**Task requirements**
Gather each line in the entries that includes the string "diagram".

-- Start Entries --

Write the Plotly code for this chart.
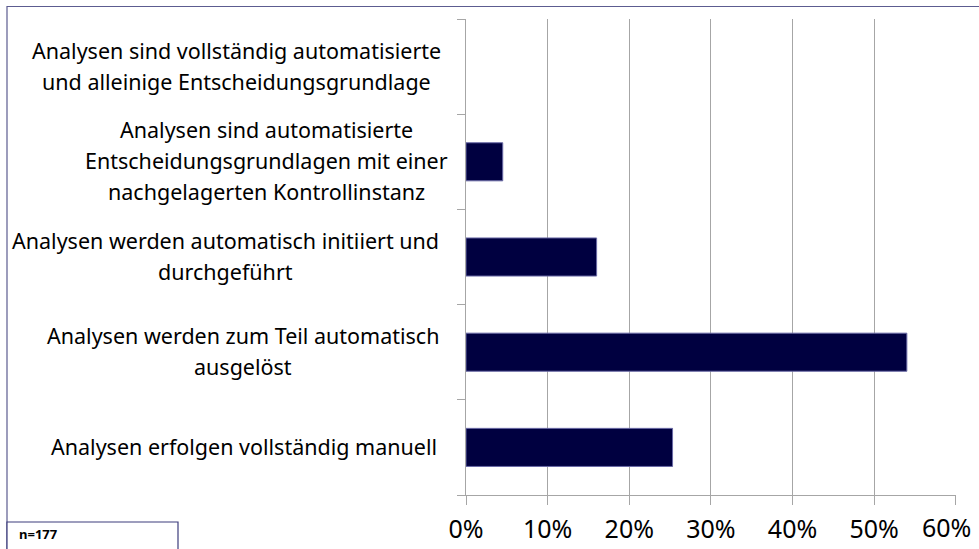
import plotly.graph_objects as go

# Survey answers, listed bottom to top as they appear on the category axis
categories = [
    "Analysen erfolgen vollständig manuell",
    "Analysen werden zum Teil automatisch ausgelöst",
    "Analysen werden automatisch initiiert und durchgeführt",
    "Analysen sind automatisierte Entscheidungsgrundlagen mit einer nachgelagerten Kontrollinstanz",
    "Analysen sind vollständig automatisierte und alleinige Entscheidungsgrundlage",
]
# Label lines as they are wrapped next to the axis
label_lines = [
    ["Analysen erfolgen vollständig manuell"],
    ["Analysen werden zum Teil automatisch", "ausgelöst"],
    ["Analysen werden automatisch initiiert und", "durchgeführt"],
    ["Analysen sind automatisierte", "Entscheidungsgrundlagen mit einer", "nachgelagerten Kontrollinstanz"],
    ["Analysen sind vollständig automatisierte", "und alleinige Entscheidungsgrundlage"],
]
# Share of respondents in percent
shares = [25.3, 54.0, 16.0, 4.5, 0.0]
tick_values = [0, 10, 20, 30, 40, 50, 60]
tick_labels = ["0%", "10%", "20%", "30%", "40%", "50%", "60%"]
sample_note = "n=177"

FONT = "Noto Sans"
W, H = 979, 549
L, R, T, B = 466, 23, 19, 54
plot_w = W - L - R
plot_h = H - T - B

fig = go.Figure(
    go.Bar(
        x=shares,
        y=categories,
        orientation="h",
        marker=dict(
            color="#000040",
            line=dict(color="#6a6aa6", width=[1 if v > 0 else 0 for v in shares]),
        ),
        hoverinfo="x+y",
    )
)

# Centred, wrapped category labels to the left of the axis
label_centres = [244, 243, 225, 266, 236]
line_gap = 31
annotations = []
for cat, lines, cx in zip(categories, label_lines, label_centres):
    n = len(lines)
    for j, txt in enumerate(lines):
        off = (j - (n - 1) / 2) * line_gap
        annotations.append(
            dict(
                text=txt, xref="paper", x=0, xshift=cx - L,
                yref="y", y=cat, yshift=-off + 1,
                xanchor="center", yanchor="middle", showarrow=False,
                font=dict(family=FONT, size=21.5, color="#000000"),
            )
        )

# The outermost tick label is pulled inwards so it stays inside the chart
axis_labels = tick_labels[:-1] + [""]
annotations.append(
    dict(
        text=tick_labels[-1], xref="x", x=tick_values[-1], xshift=-9,
        yref="paper", y=0, yshift=-32,
        xanchor="center", yanchor="middle", showarrow=False,
        font=dict(family=FONT, size=25, color="#000000"),
    )
)

annotations.append(
    dict(
        text="<b>" + sample_note + "</b>", xref="paper", yref="paper",
        x=(17 - L) / plot_w, y=(H - B - 534) / plot_h,
        xanchor="left", yanchor="middle", showarrow=False,
        font=dict(family=FONT, size=13, color="#000000"),
    )
)

def px_x(px):
    return (px - L) / plot_w

def px_y(py):
    return (H - B - py) / plot_h

shapes = [
    # outer chart border
    dict(type="rect", xref="paper", yref="paper",
         x0=px_x(7), x1=px_x(990), y0=px_y(560), y1=px_y(6.5),
         line=dict(color="#5c5c90", width=1.2), fillcolor="rgba(0,0,0,0)", layer="below"),
    # sample size box
    dict(type="rect", xref="paper", yref="paper",
         x0=px_x(7), x1=px_x(178), y0=px_y(560), y1=px_y(522),
         line=dict(color="#3c3c7c", width=1.2), fillcolor="#ffffff", layer="above"),
]

fig.update_layout(
    width=W, height=H,
    margin=dict(l=L, r=R, t=T, b=B, autoexpand=False),
    paper_bgcolor="#ffffff", plot_bgcolor="#ffffff",
    bargap=0.6,
    showlegend=False,
    annotations=annotations,
    shapes=shapes,
    xaxis=dict(
        range=[0, 60.02], tickvals=tick_values, ticktext=axis_labels,
        showgrid=True, gridcolor="#a6a6a6", gridwidth=1,
        showline=True, linecolor="#a6a6a6", linewidth=1,
        ticks="outside", ticklen=9, tickcolor="#a6a6a6",
        tickfont=dict(family=FONT, size=25, color="#000000"),
        ticklabelstandoff=3, ticklabeloverflow="allow",
        zeroline=False, fixedrange=True, automargin=False,
    ),
    yaxis=dict(
        type="category", categoryorder="array", categoryarray=categories,
        showticklabels=False, tickson="boundaries",
        ticks="outside", ticklen=8, tickcolor="#a6a6a6",
        showline=True, linecolor="#a6a6a6", linewidth=1,
        showgrid=False, fixedrange=True, automargin=False,
    ),
)

fig.write_html("out.html")
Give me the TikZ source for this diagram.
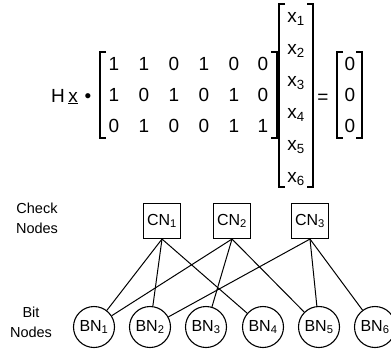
\documentclass[tikz,border=0pt]{standalone}
\usepackage{fontspec}
\setmainfont{Liberation Sans}
\begin{document}
\begin{tikzpicture}[x=1pt,y=-1pt,
  big/.style={font=\fontsize{19}{21}\selectfont, inner sep=0pt, anchor=base},
  lbl/.style={font=\fontsize{14.5}{16}\selectfont, inner sep=0pt, anchor=base},
  brk/.style={line width=1.1pt},
  cnbox/.style={draw, line width=1.1pt, minimum width=37pt, minimum height=35pt, inner sep=0pt, font=\fontsize{16}{18}\selectfont},
  bncirc/.style={draw, circle, line width=1.1pt, minimum size=41pt, inner sep=0pt, font=\fontsize{16}{18}\selectfont},
  edge/.style={line width=1pt}]
\useasboundingbox (0,0) rectangle (391,349);
\clip (0,0) rectangle (391,349);
% left-hand side
\node[big] (H) at (58,102) {H};
\node[big] (xu) at (73,102) {\underline{x}};
\node[big] (dot) at (88,102) {\textbullet};
% matrix H
\node[big] (m11) at (114,70) {1};
\node[big] (m12) at (144,70) {1};
\node[big] (m13) at (174,70) {0};
\node[big] (m14) at (204,70) {1};
\node[big] (m15) at (234,70) {0};
\node[big] (m16) at (263,70) {0};
\node[big] (m21) at (114,101) {1};
\node[big] (m22) at (144,101) {0};
\node[big] (m23) at (174,101) {1};
\node[big] (m24) at (204,101) {0};
\node[big] (m25) at (234,101) {1};
\node[big] (m26) at (263,101) {0};
\node[big] (m31) at (114,132) {0};
\node[big] (m32) at (144,132) {1};
\node[big] (m33) at (174,132) {0};
\node[big] (m34) at (204,132) {0};
\node[big] (m35) at (234,132) {1};
\node[big] (m36) at (263,132) {1};
\draw[brk] (106,52) -- (100,52) -- (100,138) -- (106,138);
\draw[brk] (271,52) -- (277,52) -- (277,138) -- (271,138);
% vector x
\node[big] (x1) at (296,22) {x\textsubscript{1}};
\node[big] (x2) at (296,54) {x\textsubscript{2}};
\node[big] (x3) at (296,86) {x\textsubscript{3}};
\node[big] (x4) at (296,118) {x\textsubscript{4}};
\node[big] (x5) at (296,150) {x\textsubscript{5}};
\node[big] (x6) at (296,182) {x\textsubscript{6}};
\draw[brk] (285,4) -- (279,4) -- (279,187) -- (285,187);
\draw[brk] (307,4) -- (313,4) -- (313,187) -- (307,187);
% equals and zero vector
\node[big] (eq) at (323,103) {=};
\node[big] (z1) at (350,70) {0};
\node[big] (z2) at (350,101) {0};
\node[big] (z3) at (350,132) {0};
\draw[brk] (343,52) -- (337,52) -- (337,138) -- (343,138);
\draw[brk] (356,52) -- (362,52) -- (362,138) -- (356,138);
% labels
\node[lbl] (chk1) at (37,213) {Check};
\node[lbl] (chk2) at (37,233) {Nodes};
\node[lbl] (bit1) at (31,317) {Bit};
\node[lbl] (bit2) at (31,337) {Nodes};
% check nodes
\node[cnbox] (cn1) at (162,221) {CN\textsubscript{1}};
\node[cnbox] (cn2) at (232,221) {CN\textsubscript{2}};
\node[cnbox] (cn3) at (310,221) {CN\textsubscript{3}};
% bit nodes
\node[bncirc] (bn1) at (94,327) {BN\textsubscript{1}};
\node[bncirc] (bn2) at (150,327) {BN\textsubscript{2}};
\node[bncirc] (bn3) at (206,327) {BN\textsubscript{3}};
\node[bncirc] (bn4) at (263,327) {BN\textsubscript{4}};
\node[bncirc] (bn5) at (319,327) {BN\textsubscript{5}};
\node[bncirc] (bn6) at (375,327) {BN\textsubscript{6}};
% edges
\draw[edge] (cn1.south) -- (bn1);
\draw[edge] (cn1.south) -- (bn2);
\draw[edge] (cn1.south) -- (bn4);
\draw[edge] (cn2.south) -- (bn1);
\draw[edge] (cn2.south) -- (bn3);
\draw[edge] (cn2.south) -- (bn5);
\draw[edge] (cn3.south) -- (bn2);
\draw[edge] (cn3.south) -- (bn5);
\draw[edge] (cn3.south) -- (bn6);
\end{tikzpicture}
\end{document}
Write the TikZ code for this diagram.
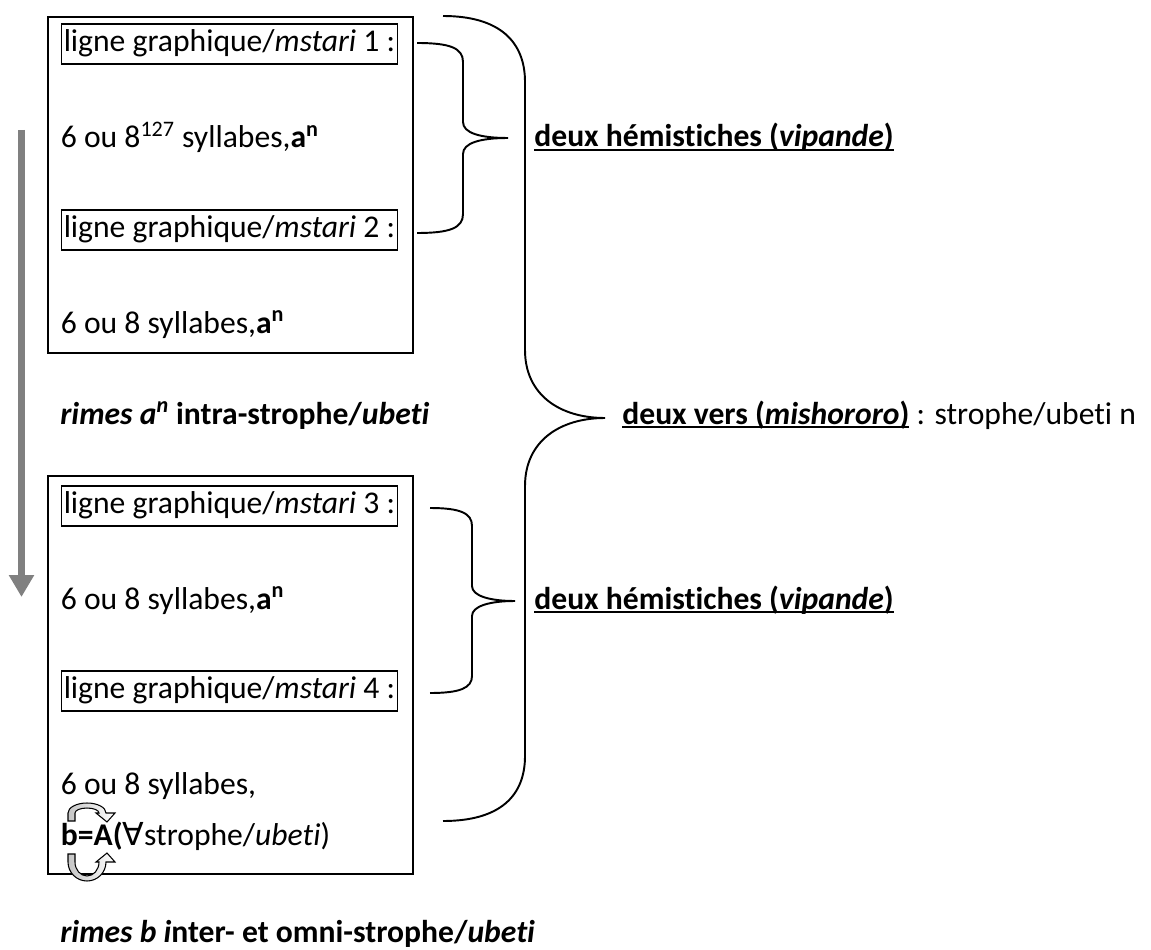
\documentclass[tikz,border=0pt]{standalone}
\usepackage{fontspec}
\setmainfont{Carlito}[Ligatures={NoCommon}]
\newfontfamily\symfont{DejaVu Sans}
\usepackage{tikz}
\usetikzlibrary{arrows.meta}
\definecolor{sweepgray}{HTML}{808080}
\newcommand\ulbox[1]{\setbox0=\hbox{#1}\rlap{\rule[-2.4pt]{\wd0}{1pt}}\box0}

\tikzset{
  outerbox/.style={draw, line width=1.3pt, inner sep=0pt, anchor=north west, minimum width=7.31cm},
  linebox/.style={draw, line width=0.9pt, anchor=north west, inner xsep=1.4pt, inner ysep=0pt,
    text height=13pt, text depth=4pt, minimum height=0.8cm},
  plain/.style={anchor=base west, inner sep=0pt},
  brace line/.style={line width=1.1pt},
  sweep/.style={draw=sweepgray, line width=0.14cm, -{Triangle[width=0.48cm, length=0.44cm]}},
  uturn/.pic={
    \shadedraw[left color=gray!45, right color=white, line width=0.6pt]
      (-19,-8) -- (-19,0) arc[start angle=180, end angle=0, x radius=19, y radius=#1]
      -- (28,0) -- (20,-9) -- (9,0) -- (12,0)
      arc[start angle=0, end angle=180, x radius=12, y radius={#1-5}]
      -- (-12,-8) -- cycle;
  }
}

\begin{document}
\begin{tikzpicture}[x=0.02cm, y=0.02cm, font=\fontsize{18}{22}\selectfont]
        \useasboundingbox (0,0) rectangle (1151,-949);

        % strophe frames
        \node[outerbox, minimum height=6.73cm] (top) at (46.5,-15.7) {};
        \node[outerbox, minimum height=7.96cm] (low) at (46.5,-475) {};

        % first vers
        \node[linebox] (l1) at (60.5,-23) {ligne graphique/\textit{mstari} 1 :};
        \node[plain] (s1) at (60.5,-148) {6 ou 8\textsuperscript{127} syllabes,\textbf{a\textsuperscript{n}}};
        \node[linebox] (l2) at (60.5,-209) {ligne graphique/\textit{mstari} 2 :};
        \node[plain] (s2) at (60.5,-333) {6 ou 8 syllabes,\textbf{a\textsuperscript{n}}};
        \node[plain] (rimeA) at (60,-424) {\textbf{\textit{rimes a\textsuperscript{n}} intra-strophe/\textit{ubeti}}};

        % second vers
        \node[linebox] (l3) at (60.5,-485) {ligne graphique/\textit{mstari} 3 :};
        \node[plain] (s3) at (60.5,-609) {6 ou 8 syllabes,\textbf{a\textsuperscript{n}}};
        \node[linebox] (l4) at (60.5,-670) {ligne graphique/\textit{mstari} 4 :};
        \node[plain] (s4) at (60.5,-794) {6 ou 8 syllabes,};
        \node[plain] (bA) at (60.5,-845) {\textbf{b=A(}{\symfont ∀}strophe/\textit{ubeti})};
        \node[plain] (rimeB) at (60,-942) {\textbf{\textit{rimes b i}nter- et omni-strophe/\textit{ubeti}}};

        % labels
        \node[plain] (hem1) at (534,-147) {\textbf{\ulbox{deux hémistiches (\textit{vipande})}}};
        \node[plain] (hem2) at (534,-609) {\textbf{\ulbox{deux hémistiches (\textit{vipande})}}};
        \node[plain] (vers) at (622,-424) {\textbf{\ulbox{deux vers (\textit{mishororo})}} : strophe/ubeti n};

        % reading direction
        \coordinate (g0) at (21.5,-130);
        \coordinate (g1) at (21.5,-597);
        \draw[sweep] (g0) -- (g1);

        % braces
        \draw[brace line] (417,-43) .. controls (450,-43) and (463,-48) .. (463,-62) -- (463,-122)
          .. controls (463,-133) and (480,-138) .. (508,-138)
          .. controls (480,-138) and (463,-143) .. (463,-154) -- (463,-214)
          .. controls (463,-228) and (450,-233) .. (417,-233);
        \draw[brace line] (430,-508) .. controls (460,-508) and (472,-513) .. (472,-526) -- (472,-586)
          .. controls (472,-596) and (490,-601) .. (515,-601)
          .. controls (490,-601) and (472,-606) .. (472,-616) -- (472,-676)
          .. controls (472,-688) and (460,-693) .. (430,-693);
        \draw[brace line] (443,-16) .. controls (500,-16) and (525,-42) .. (525,-82) -- (525,-350)
          .. controls (525,-395) and (560,-418) .. (605,-418)
          .. controls (560,-418) and (525,-441) .. (525,-486) -- (525,-756)
          .. controls (525,-796) and (500,-821) .. (443,-821);

        % rime arrows
        \pic (turnA) at (87,-813) {uturn=10};
        \pic[yscale=-1] (turnB) at (87,-862) {uturn=19};
\end{tikzpicture}
\end{document}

-- End Entries --

**Answer in full**
Give me the TikZ source for this diagram.
Write the TikZ code for this diagram.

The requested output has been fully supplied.